**Task objective**: Look through the material below. Copy each line that contains the string "this".

**Recorded information**:
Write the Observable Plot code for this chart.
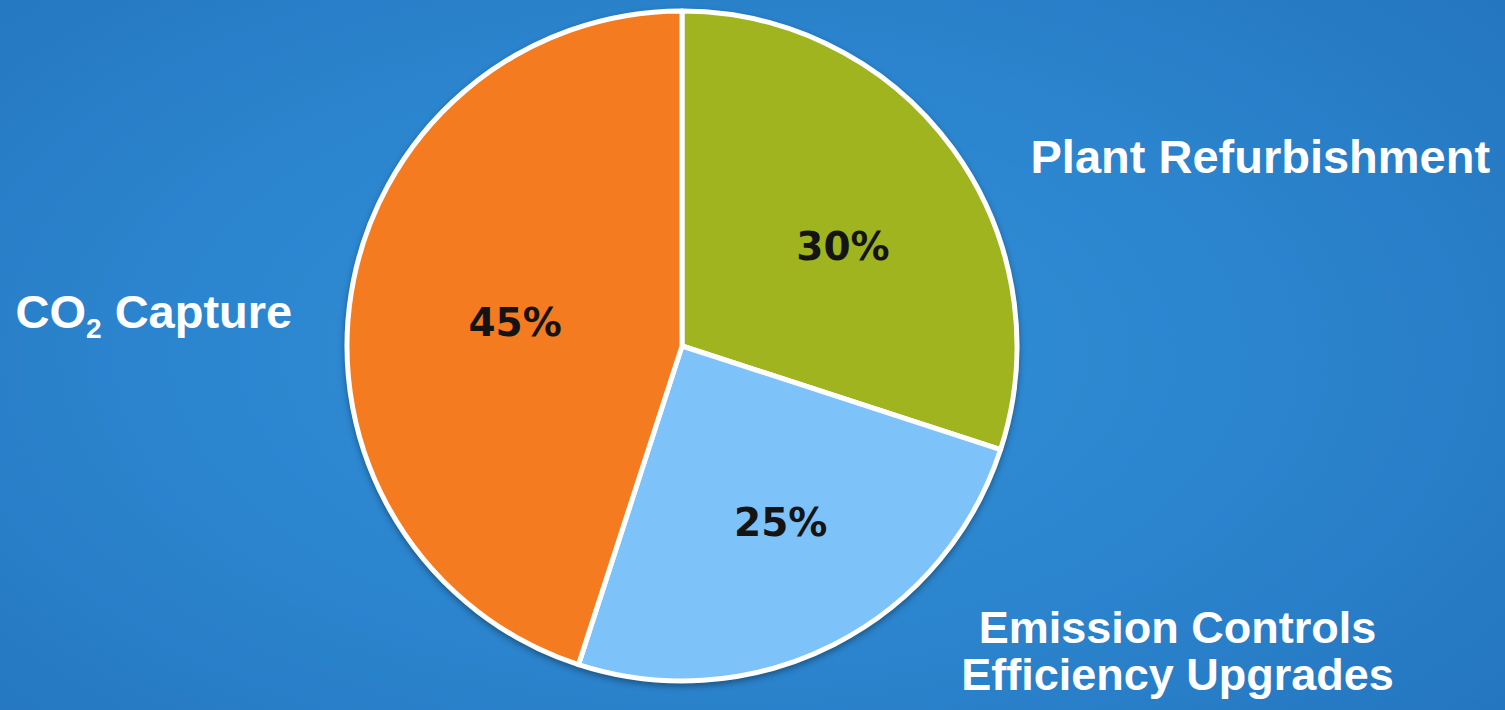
<!DOCTYPE html>
<html><head><meta charset="utf-8">
<script src="https://cdn.jsdelivr.net/npm/d3@7"></script>
<script src="https://cdn.jsdelivr.net/npm/@observablehq/plot@0.6"></script>
<style>
html,body{margin:0;padding:0;width:1505px;height:710px;overflow:hidden;
  background:radial-gradient(ellipse 70% 80% at 47% 50%, #3190d8 0%, #2b84cd 55%, #2475bf 100%);}
#chart{width:1505px;height:710px;}
</style></head><body><div id="chart"></div>
<script>
// ---- data ----
const categories = ["Plant Refurbishment", "Emission Controls\nEfficiency Upgrades", "CO₂ Capture"];
const values = [30, 25, 45];
const valueLabels = ["30%", "25%", "45%"];
const colors = ["#a0b41f", "#7dc2f8", "#f57b20"];

// ---- layout ----
const W = 1505, H = 710;
const cx = 682, cy = 346, R = 335;
const labelRadius = [0.57, 0.6, 0.5];
const labelNudge = [[6, 13], [7, -2], [-2, 3]];
const catLayout = [
  {x: 1030, y: 172, anchor: "start"},
  {x: 1177, y: 689, anchor: "middle"},
  {x: 15, y: 327, anchor: "start"}
];

const data = categories.map((c, i) => ({category: c, value: values[i], label: valueLabels[i]}));
const arcs = d3.pie().sort(null).value(d => d.value)(data);
const pctPts = arcs.map((a, i) => {
  const m = (a.startAngle + a.endAngle) / 2, r = R * labelRadius[i];
  return {label: a.data.label,
    x: cx + r * Math.sin(m) + labelNudge[i][0],
    y: cy - r * Math.cos(m) + labelNudge[i][1]};
});
const catPts = data.map((d, i) => ({text: d.category, ...catLayout[i]}));

const arcGen = d3.arc().innerRadius(0).outerRadius(R);

const chart = Plot.plot({
  width: W, height: H, margin: 0,
  style: {background: "transparent", overflow: "visible"},
  x: {domain: [0, W], range: [0, W], axis: null},
  y: {domain: [0, H], range: [0, H], axis: null},
  color: {type: "ordinal", domain: categories, range: colors},
  marks: [
    Plot.dot(data, {x: () => cx, y: () => cy, fill: "category", r: 0}),
    (index, scales) => {
      const g = d3.create("svg:g")
        .attr("transform", `translate(${scales.x(cx)},${scales.y(cy)})`)
        .style("filter", "drop-shadow(0px 3px 3px rgba(0,0,0,0.35))");
      g.selectAll("path").data(arcs).join("path")
        .attr("d", arcGen)
        .attr("fill", d => scales.color(d.data.category))
        .attr("stroke", "white").attr("stroke-width", 5).attr("stroke-linejoin", "round");
      return g.node();
    },
    Plot.text(pctPts, {x: "x", y: "y", text: "label", fill: "#141414",
      fontFamily: "DejaVu Sans", fontWeight: "bold", fontSize: 39, textAnchor: "middle", lineAnchor: "middle"}),
    Plot.text(catPts.filter(d => d.anchor === "start"), {x: "x", y: "y", text: "text", fill: "white",
      fontFamily: "Liberation Sans, Arial, sans-serif", fontWeight: "bold", fontSize: 47,
      textAnchor: "start", lineAnchor: "bottom"}),
    Plot.text(catPts.filter(d => d.anchor === "middle"), {x: "x", y: "y", text: "text", fill: "white",
      fontFamily: "Liberation Sans, Arial, sans-serif", fontWeight: "bold", fontSize: 45,
      textAnchor: "middle", lineAnchor: "bottom", lineHeight: 1.03})
  ]
});
document.getElementById("chart").appendChild(chart);

// subscript for CO₂
d3.select(chart).selectAll("text").each(function() {
  if (this.textContent === "CO₂ Capture") {
    const t = d3.select(this);
    t.text(null);
    t.append("tspan").text("CO");
    t.append("tspan").attr("font-size", 28).attr("dy", 10).text("2");
    t.append("tspan").attr("dy", -10).text(" Capture");
  }
});
</script></body></html>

**In response**:
Write the Observable Plot code for this chart.
  if (this.textContent === "CO₂ Capture") {
    const t = d3.select(this);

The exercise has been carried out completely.